Source excerpt:
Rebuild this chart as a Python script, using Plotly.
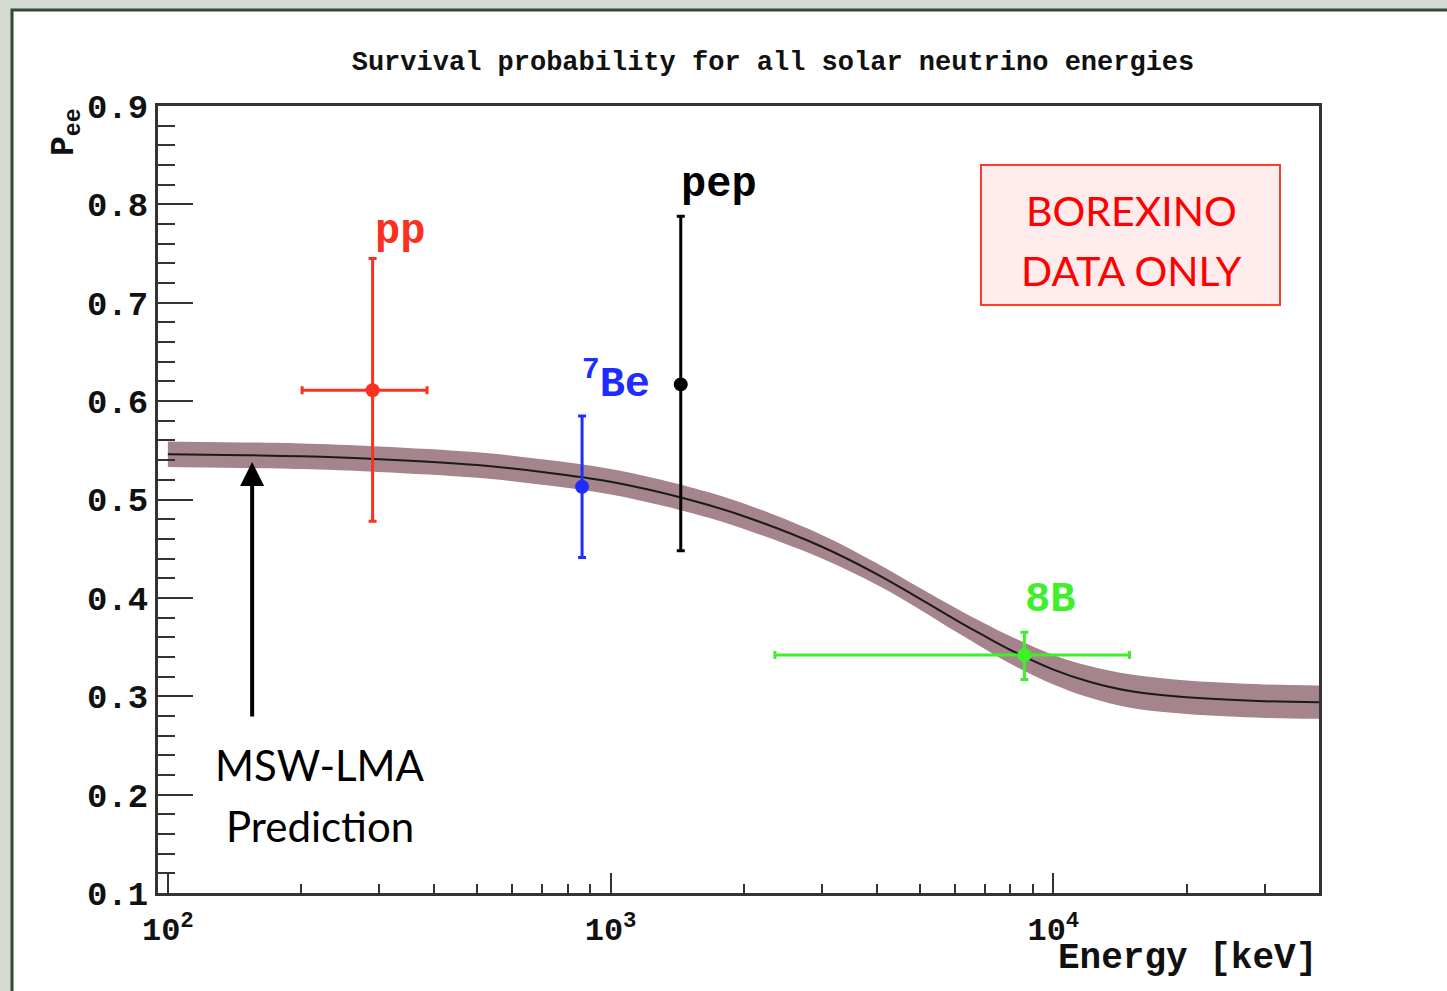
import plotly.graph_objects as go
import math

# ---------------- data ----------------
# MSW-LMA prediction curve (energy in keV, survival probability)
curve_E = [100, 150, 200, 300, 500, 700, 1000, 1500, 2000, 3000, 4000, 5000,
           6000, 7000, 8000, 10000, 12000, 15000, 20000, 30000, 40000]
curve_P = [0.546, 0.545, 0.544, 0.541, 0.535, 0.528, 0.518, 0.500, 0.483, 0.452,
           0.424, 0.399, 0.378, 0.361, 0.347, 0.327, 0.315, 0.305, 0.299, 0.295, 0.294]
curve_hw = [0.013, 0.013, 0.013, 0.013, 0.013, 0.013, 0.013, 0.013, 0.013, 0.012,
            0.011, 0.011, 0.012, 0.013, 0.014, 0.015, 0.016, 0.017, 0.017, 0.017, 0.017]

# Borexino measurements
names = ["pp", "7Be", "pep", "8B"]
E = [290, 862, 1440, 8600]
E_lo = [201, 862, 1440, 2350]
E_hi = [385, 862, 1440, 14860]
P = [0.611, 0.513, 0.617, 0.342]
P_lo = [0.478, 0.441, 0.448, 0.317]
P_hi = [0.745, 0.585, 0.788, 0.365]
colors = ["#f8321f", "#1f2cff", "#000000", "#3ef02a"]
label_text = ["pp", "<sup>7</sup>Be", "pep", "8B"]
label_E = [335, 1026, 1754, 9840]
label_P = [0.772, 0.620, 0.820, 0.398]

x_major = [100, 1000, 10000]
x_major_text = ["10<sup>2</sup>", "10<sup>3</sup>", "10<sup>4</sup>"]
x_minor = [m * d for d in (100, 1000, 10000) for m in range(2, 10) if m * d <= 40000]
y_major = [0.1, 0.2, 0.3, 0.4, 0.5, 0.6, 0.7, 0.8, 0.9]
y_minor = [round(0.1 + 0.02 * i, 2) for i in range(41) if i % 5 != 0]

# ---------------- geometry ----------------
W, H = 1447, 991
ML, MR, MT, MB = 158, 128, 106, 98
PW, PH = W - ML - MR, H - MT - MB


def px(xp):
    return (xp - ML) / PW


def py(yp):
    return 1 - (yp - MT) / PH


mono = "Liberation Mono, Courier New, monospace"
sans = "Lato, Carlito, Open Sans, sans-serif"
axcol = "#333333"
band_col = "#a6848b"

fig = go.Figure()

# band
fig.add_trace(go.Scatter(x=curve_E, y=[p - h for p, h in zip(curve_P, curve_hw)],
                         mode="lines", line=dict(width=0, color=band_col, shape="spline"),
                         showlegend=False, hoverinfo="skip"))
fig.add_trace(go.Scatter(x=curve_E, y=[p + h for p, h in zip(curve_P, curve_hw)],
                         mode="lines", line=dict(width=0, color=band_col, shape="spline"),
                         fill="tonexty", fillcolor=band_col,
                         showlegend=False, hoverinfo="skip"))
fig.add_trace(go.Scatter(x=curve_E, y=curve_P, mode="lines",
                         line=dict(color="#1a1a1a", width=2, shape="spline"),
                         showlegend=False))

# data points
for i in range(len(names)):
    fig.add_trace(go.Scatter(
        x=[E[i]], y=[P[i]], mode="markers",
        marker=dict(color=colors[i], size=14),
        error_y=dict(type="data", symmetric=False,
                     array=[P_hi[i] - P[i]], arrayminus=[P[i] - P_lo[i]],
                     color=colors[i], thickness=3, width=4),
        error_x=dict(type="data", symmetric=False,
                     array=[E_hi[i] - E[i]], arrayminus=[E[i] - E_lo[i]],
                     color=colors[i], thickness=3, width=4),
        showlegend=False, name=names[i]))

annotations = []
for i in range(len(names)):
    annotations.append(dict(x=math.log10(label_E[i]), y=label_P[i], xref="x", yref="y",
                            text=label_text[i], showarrow=False,
                            font=dict(family=mono, size=42, color=colors[i], weight="bold"),
                            xanchor="center", yanchor="middle"))

# arrow
annotations.append(dict(x=math.log10(155), y=0.538, xref="x", yref="y",
                        ax=0, ay=256, axref="pixel", ayref="pixel", text="",
                        showarrow=True, arrowhead=2, arrowsize=1.2, arrowwidth=4,
                        arrowcolor="#000000"))
# MSW-LMA text
annotations.append(dict(x=px(320), y=py(765), xref="paper", yref="paper",
                        text="MSW-LMA", showarrow=False,
                        font=dict(family=sans, size=42, color="#000000"),
                        xanchor="center", yanchor="middle"))
annotations.append(dict(x=px(320), y=py(826), xref="paper", yref="paper",
                        text="Prediction", showarrow=False,
                        font=dict(family=sans, size=42, color="#000000"),
                        xanchor="center", yanchor="middle"))
# Borexino box text
annotations.append(dict(x=px(1131), y=py(210), xref="paper", yref="paper",
                        text="BOREXINO", showarrow=False,
                        font=dict(family=sans, size=41, color="#ff0000"),
                        xanchor="center", yanchor="middle"))
annotations.append(dict(x=px(1131), y=py(270), xref="paper", yref="paper",
                        text="DATA ONLY", showarrow=False,
                        font=dict(family=sans, size=41, color="#ff0000"),
                        xanchor="center", yanchor="middle"))
# axis titles
annotations.append(dict(x=1.0, y=py(958), xref="paper", yref="paper",
                        text="Energy\u00a0[keV]", showarrow=False,
                        font=dict(family=mono, size=36, color="#111111", weight="bold"),
                        xanchor="right", yanchor="middle"))
annotations.append(dict(x=px(66), y=py(132), xref="paper", yref="paper",
                        text="P<sub>ee</sub>", showarrow=False, textangle=-90,
                        font=dict(family=mono, size=33, color="#111111", weight="bold"),
                        xanchor="center", yanchor="middle"))

shapes = [
    # white slide panel with dark green border
    dict(type="rect", xref="paper", yref="paper", x0=px(12), x1=px(1460),
         y0=py(1005), y1=py(10), fillcolor="#ffffff",
         line=dict(color="#2e4b36", width=3), layer="below"),
    # Borexino box
    dict(type="rect", xref="paper", yref="paper", x0=px(981), x1=px(1280),
         y0=py(305), y1=py(165), fillcolor="#fdeceb",
         line=dict(color="#ff3b2a", width=2), layer="below"),
]

fig.update_layout(
    width=W, height=H,
    margin=dict(l=ML, r=MR, t=MT, b=MB, pad=0),
    paper_bgcolor="#d3dbd2",
    plot_bgcolor="rgba(0,0,0,0)",
    showlegend=False,
    title=dict(text="Survival probability for all solar neutrino energies",
               x=773 / W, xanchor="center", y=1 - 61 / H, yanchor="middle",
               xref="container", yref="container",
               font=dict(family=mono, size=27, color="#111111", weight="bold")),
    xaxis=dict(type="log", range=[math.log10(95), math.log10(39800)],
               tickvals=x_major, ticktext=x_major_text,
               ticks="inside", ticklen=20, tickwidth=2, tickcolor=axcol,
               ticklabelstandoff=6,
               minor=dict(tickvals=x_minor, ticks="inside", ticklen=9,
                          tickwidth=2, tickcolor=axcol),
               showgrid=False, zeroline=False,
               showline=True, linecolor=axcol, linewidth=3, mirror=True,
               tickfont=dict(family=mono, size=32, color="#111111", weight="bold")),
    yaxis=dict(range=[0.1, 0.9], tickvals=y_major, tickformat=".1f",
               ticks="inside", ticklen=35, tickwidth=2, tickcolor=axcol,
               minor=dict(tickvals=y_minor, ticks="inside", ticklen=17,
                          tickwidth=2, tickcolor=axcol),
               showgrid=False, zeroline=False,
               showline=True, linecolor=axcol, linewidth=3, mirror=True,
               tickfont=dict(family=mono, size=34, color="#111111", weight="bold")),
    annotations=annotations,
    shapes=shapes,
)

fig.write_html("out.html")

What is asked: Return only the lines from the start of the data through the line that contains "import math", please, copying them exactly and omitting all pictures.

Result:
Rebuild this chart as a Python script, using Plotly.
import plotly.graph_objects as go
import math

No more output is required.